Republican-led states have joined 1 of 2 lawsuits challenging the administration’s Saving on a Valuable Education plan, which takes effect on July 1, unless the courts grant an injunction to prevent SAVE from being implemented.

President Joe Biden speaks about student loan debt relief at Delaware State University. (AP Photo/Evan Vucci)

The Biden administration’s plans to cancel student loan debt continue to pile up – and so do lawsuits attempting to stop them.

Eighteen Republican-led states have joined one of two lawsuits challenging the administration’s Saving on a Valuable Education (SAVE) plan.
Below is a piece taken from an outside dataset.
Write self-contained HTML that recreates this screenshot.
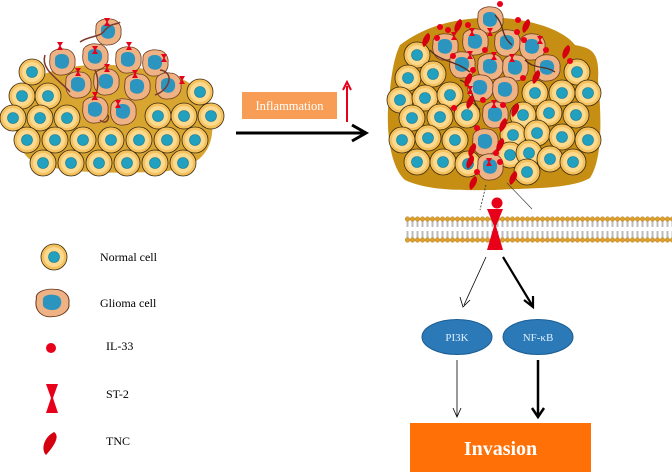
<!DOCTYPE html>
<html><head><meta charset="utf-8"><style>
html,body{margin:0;padding:0;background:#fff;}
svg{display:block;}
text{font-family:"Liberation Serif",serif;}
</style></head><body>
<svg width="672" height="472" viewBox="0 0 672 472" xmlns="http://www.w3.org/2000/svg">
<defs>
<g id="n"><circle r="13" fill="#f4c15c" stroke="#3a2a10" stroke-width="0.8"/><circle r="10" fill="#fbd98f"/><circle r="5.5" fill="#21a0c0" stroke="#157a94" stroke-width="0.6"/></g>
<g id="g"><path d="M-12,-4 C-13,-11 -4,-14 2,-13 C9,-13 14,-7 13,0 C14,7 8,13 0,13 C-7,14 -14,8 -12,-4Z" fill="#efb285" stroke="#6b3b1e" stroke-width="0.8"/><path d="M-7,-3 C-7,-8 0,-9 4,-7 C8,-5 8,2 5,5 C2,8 -6,7 -7,2Z" fill="#2b94bf"/></g>
<g id="r"><path d="M-3,-4 L3,-4 L0.6,0 L3,4 L-3,4 L-0.6,0Z" fill="#e8001a"/></g>
<g id="t"><path d="M2,-7 C6,-5 4,2 -2,7 C-5,5 -4,-3 2,-7Z" fill="#d4000f"/></g>
<pattern id="mem" x="0" y="0" width="5" height="27" patternUnits="userSpaceOnUse">
<line x1="2" y1="3" x2="2" y2="11" stroke="#aaa" stroke-width="0.8"/><line x1="3" y1="3" x2="3" y2="11" stroke="#aaa" stroke-width="0.8"/>
<line x1="2" y1="15" x2="2" y2="23" stroke="#aaa" stroke-width="0.8"/><line x1="3" y1="15" x2="3" y2="23" stroke="#aaa" stroke-width="0.8"/>
<circle cx="2.5" cy="3" r="2.3" fill="#e0a12a" stroke="#a06a10" stroke-width="0.4"/>
<circle cx="2.5" cy="24" r="2.3" fill="#e0a12a" stroke="#a06a10" stroke-width="0.4"/>
</pattern>
</defs>

<!-- left cluster -->
<path d="M30,80 C60,65 100,60 150,70 C190,75 210,95 212,120 C215,150 200,172 150,172 C100,174 45,172 28,158 C10,140 12,100 30,80Z" fill="#d9a531"/>
<g>
<use href="#n" x="32" y="72"/>
<use href="#n" x="22" y="96"/><use href="#n" x="48" y="96"/><use href="#n" x="200" y="92"/>
<use href="#n" x="13" y="118"/><use href="#n" x="40" y="118"/><use href="#n" x="67" y="118"/><use href="#n" x="158" y="116"/><use href="#n" x="184" y="116"/><use href="#n" x="211" y="116"/>
<use href="#n" x="27" y="140"/><use href="#n" x="55" y="140"/><use href="#n" x="83" y="140"/><use href="#n" x="111" y="140"/><use href="#n" x="139" y="140"/><use href="#n" x="167" y="140"/><use href="#n" x="195" y="140"/>
<use href="#n" x="43" y="163"/><use href="#n" x="71" y="163"/><use href="#n" x="99" y="163"/><use href="#n" x="127" y="163"/><use href="#n" x="155" y="163"/><use href="#n" x="183" y="163"/>
</g>
<g>
<use href="#g" x="108" y="32"/><use href="#g" x="62" y="62"/><use href="#g" x="95" y="57"/><use href="#g" x="128" y="60"/><use href="#g" x="155" y="63"/>
<use href="#g" x="78" y="85"/><use href="#g" x="106" y="82"/><use href="#g" x="137" y="87"/><use href="#g" x="168" y="86"/>
<use href="#g" x="95" y="110"/><use href="#g" x="123" y="112"/>
</g>
<g fill="none" stroke="#7a3a2a" stroke-width="1.5">
<path d="M80,42 C90,35 100,38 105,30 C112,22 118,25 120,22"/>
<path d="M45,55 C40,70 60,80 70,92"/><path d="M95,70 C100,80 98,95 92,100"/>
<path d="M160,70 C175,72 170,90 155,95"/><path d="M100,120 C105,125 110,120 108,115"/>
</g>
<g><use href="#r" x="107" y="22"/><use href="#r" x="60" y="46"/><use href="#r" x="95" y="50"/><use href="#r" x="129" y="46"/><use href="#r" x="164" y="58"/><use href="#r" x="78" y="72"/><use href="#r" x="107" y="68"/><use href="#r" x="135" y="74"/><use href="#r" x="182" y="80"/><use href="#r" x="95" y="96"/><use href="#r" x="118" y="104"/></g>

<!-- inflammation -->
<rect x="242" y="92" width="95" height="27" fill="#f79d55"/>
<text x="289.5" y="110" font-size="12.5" fill="#fff" text-anchor="middle">Inflammation</text>
<line x1="347" y1="122" x2="347" y2="86" stroke="#e8001a" stroke-width="2"/>
<path d="M343,90 L347,82 L351,90" fill="none" stroke="#e8001a" stroke-width="2"/>
<line x1="236" y1="133" x2="364" y2="133" stroke="#000" stroke-width="3"/>
<path d="M352,125 L366,133 L352,141" fill="none" stroke="#000" stroke-width="3"/>

<!-- right cluster -->
<path d="M400,45 C420,30 445,20 480,18 C510,15 560,25 575,45 C590,48 600,50 598,80 C602,120 602,160 590,178 C570,190 520,188 495,190 C470,190 430,192 405,180 C388,165 385,120 390,90 C392,70 395,55 400,45Z" fill="#c68f14"/>
<g>
<use href="#n" x="417" y="55"/><use href="#n" x="408" y="78"/><use href="#n" x="433" y="74"/>
<use href="#n" x="400" y="100"/><use href="#n" x="425" y="98"/><use href="#n" x="450" y="95"/>
<use href="#n" x="412" y="118"/><use href="#n" x="440" y="117"/><use href="#n" x="467" y="115"/>
<use href="#n" x="402" y="140"/><use href="#n" x="428" y="138"/><use href="#n" x="455" y="140"/>
<use href="#n" x="417" y="162"/><use href="#n" x="443" y="162"/><use href="#n" x="468" y="164"/>
<use href="#n" x="577" y="72"/><use href="#n" x="535" y="93"/><use href="#n" x="562" y="93"/><use href="#n" x="588" y="93"/>
<use href="#n" x="523" y="115"/><use href="#n" x="549" y="113"/><use href="#n" x="576" y="115"/>
<use href="#n" x="513" y="135"/><use href="#n" x="537" y="133"/><use href="#n" x="562" y="137"/><use href="#n" x="588" y="140"/>
<use href="#n" x="510" y="155"/><use href="#n" x="529" y="153"/><use href="#n" x="550" y="159"/><use href="#n" x="573" y="162"/><use href="#n" x="527" y="172"/>
</g>
<g>
<use href="#g" x="490" y="20"/><use href="#g" x="445" y="47"/><use href="#g" x="475" y="42"/><use href="#g" x="507" y="43"/><use href="#g" x="532" y="47"/>
<use href="#g" x="462" y="65"/><use href="#g" x="490" y="67"/><use href="#g" x="515" y="68"/><use href="#g" x="547" y="68"/>
<use href="#g" x="480" y="88"/><use href="#g" x="505" y="90"/><use href="#g" x="495" y="115"/><use href="#g" x="485" y="142"/><use href="#g" x="490" y="167"/>
</g>
<g fill="none" stroke="#5a2a1a" stroke-width="1.3">
<path d="M430,50 C440,62 455,60 470,72"/><path d="M495,15 C505,25 500,35 512,45"/><path d="M460,80 C475,85 470,100 480,110"/><path d="M525,60 C535,70 545,65 555,72"/>
</g>
<g fill="#e8001a">
<circle cx="500" cy="4" r="3"/><circle cx="468" cy="25" r="3"/><circle cx="448" cy="30" r="3"/><circle cx="518" cy="20" r="3"/><circle cx="517" cy="32" r="3"/><circle cx="437" cy="38" r="3"/><circle cx="453" cy="56" r="3"/><circle cx="485" cy="50" r="3"/><circle cx="524" cy="40" r="3"/><circle cx="546" cy="50" r="3"/><circle cx="570" cy="61" r="3"/><circle cx="523" cy="78" r="3"/><circle cx="473" cy="70" r="3"/><circle cx="503" cy="105" r="3"/><circle cx="483" cy="100" r="3"/><circle cx="454" cy="108" r="3"/><circle cx="477" cy="128" r="3"/><circle cx="496" cy="153" r="3"/><circle cx="477" cy="172" r="3"/><circle cx="500" cy="162" r="3"/><circle cx="440" cy="27" r="3"/>
</g>
<g>
<use href="#r" x="472" y="32"/><use href="#r" x="454" y="36"/><use href="#r" x="490" y="32"/><use href="#r" x="470" y="55"/><use href="#r" x="494" y="56"/><use href="#r" x="512" y="58"/><use href="#r" x="540" y="40"/><use href="#r" x="494" y="104"/><use href="#r" x="470" y="90"/><use href="#r" x="489" y="162"/>
</g>
<g>
<use href="#t" x="426" y="40"/><use href="#t" x="458" y="26"/><use href="#t" x="526" y="26"/><use href="#t" x="566" y="52"/><use href="#t" x="468" y="80"/><use href="#t" x="536" y="77"/><use href="#t" x="515" y="110"/><use href="#t" x="470" y="102"/><use href="#t" x="503" y="125"/><use href="#t" x="472" y="150"/><use href="#t" x="500" y="145"/><use href="#t" x="473" y="183"/><use href="#t" x="513" y="178"/><use href="#t" x="470" y="162"/>
</g>
<line x1="486" y1="185" x2="480" y2="210" stroke="#333" stroke-width="0.8" stroke-dasharray="2,1.5"/>
<line x1="507" y1="183" x2="532" y2="209" stroke="#333" stroke-width="0.6"/>

<!-- membrane -->
<rect x="405" y="216" width="267" height="27" fill="url(#mem)"/>
<circle cx="497" cy="203" r="5.5" fill="#e8001a"/>
<path d="M487,209 L503,209 L496,226 L503,250 L487,250 L494,226Z" fill="#e8001a"/>

<!-- arrows -->
<line x1="486" y1="257" x2="464" y2="305" stroke="#000" stroke-width="0.8"/>
<path d="M460,297 L463,307 L470,300" fill="none" stroke="#000" stroke-width="0.8"/>
<line x1="503" y1="257" x2="532" y2="305" stroke="#000" stroke-width="2.2"/>
<path d="M524,300 L533,307 L533,296" fill="none" stroke="#000" stroke-width="2.2"/>
<ellipse cx="457" cy="337" rx="35" ry="17.5" fill="#2b79b7" stroke="#1c5e95" stroke-width="1"/>
<text x="457" y="341" font-size="11" fill="#dff0ff" text-anchor="middle">PI3K</text>
<ellipse cx="538" cy="337" rx="35" ry="17.5" fill="#2b79b7" stroke="#1c5e95" stroke-width="1"/>
<text x="538" y="341" font-size="11" fill="#dff0ff" text-anchor="middle">NF-κB</text>
<line x1="457" y1="360" x2="457" y2="416" stroke="#000" stroke-width="0.8"/>
<path d="M453,408 L457,417 L461,408" fill="none" stroke="#000" stroke-width="0.8"/>
<line x1="538" y1="360" x2="538" y2="416" stroke="#000" stroke-width="2.5"/>
<path d="M532,408 L538,417 L544,408" fill="none" stroke="#000" stroke-width="2.5"/>
<rect x="410" y="423" width="181" height="49" fill="#ff7006"/>
<text x="500.5" y="455" font-size="20" font-weight="bold" fill="#fff" text-anchor="middle">Invasion</text>

<!-- legend -->
<use href="#n" x="54" y="257"/>
<g transform="translate(52,303) scale(1.3,1.05)"><use href="#g"/></g>
<circle cx="51" cy="348" r="5" fill="#e8001a"/>
<path d="M46,384 L58,384 L53,398 L58,413 L46,413 L51,398Z" fill="#e8001a"/>
<path d="M54,432 C60,436 55,445 46,455 C41,450 43,438 54,432Z" fill="#d4000f"/>
<g font-size="12" fill="#000">
<text x="100" y="261">Normal cell</text>
<text x="100" y="307">Glioma cell</text>
<text x="106" y="350">IL-33</text>
<text x="106" y="398">ST-2</text>
<text x="106" y="445">TNC</text>
</g>
</svg>
</body></html>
Under the plan, borrowers who originally took out $12,000 or less in loans and have been in repayment for 10 years are eligible to have their remaining debt canceled. The SAVE plan also would forgive debt for borrowers in public service for 10 years who have made 120 months of qualifying payments.

“President Biden does not have the authority to erase student debt without express congressional approval,” a spokesperson for Missouri Attorney General Andrew Bailey told “The College Fix.” “AG Bailey swore an oath to uphold our Constitution, so he filed suit to do exactly that in this instance. Every American, including Missouri taxpayers, benefit from that.”

Missouri is joined in the lawsuit by Arkansas, Florida, Georgia, North Dakota, Ohio and Oklahoma.

The second lawsuit, filed by Kansas, Alabama, Alaska, Idaho, Iowa, Louisiana, Montana, Nebraska, South Carolina and Texas, argues that the last time the Biden administration wiped out student loan debt administratively, the Supreme Court ruled it was unlawful.

“Nothing since then has changed,” the suit said. “Biden openly boasted about his defiance of the Supreme Court with this move, stating in Jacksonian fashion, ‘The Supreme Court blocked it. They blocked it. But that didn’t stop me.’ This lawsuit is now necessary to prevent defendants from continuing to flout the law, which includes ignoring Supreme Court decisions.”

The U.S. Department of Education defended the legality of the SAVE plan.

“The department does not comment on pending litigation,” it said. “However, Congress gave the U.S. Department of Education the authority to define the terms of income-driven repayment plans in 1993, and the SAVE plan is the fourth time the department has used that authority. The Biden-Harris administration won’t stop fighting to provide support and relief to borrowers across the country, no matter how many times Republican elected officials try to stop us.”

Related: Biden cancels yet another $7.4B of student debt for 277,000 borrowers

Student loan bailouts were a key 2020 election promise from Biden, but the Supreme Court in June 2023 struck down his administration’s initial attempt in Biden v. Nebraska, ruling that the HEROES Act did not grant him the authority to cancel $430 billion-plus of student loan principal. Soon after the decision was handed down, however, Biden announced the new student debt loan forgiveness plan.

According to the administration, the SAVE plan is aimed at providing relief to Americans borrowers with large amounts of accrued interest, those who have made timely loan payments for a number of years and former students at higher education programs deemed to be of “low financial value.” Unless the courts grant an injunction to prevent the SAVE plan from being implemented, loan relief will take effect on July 1, according to the lawsuits.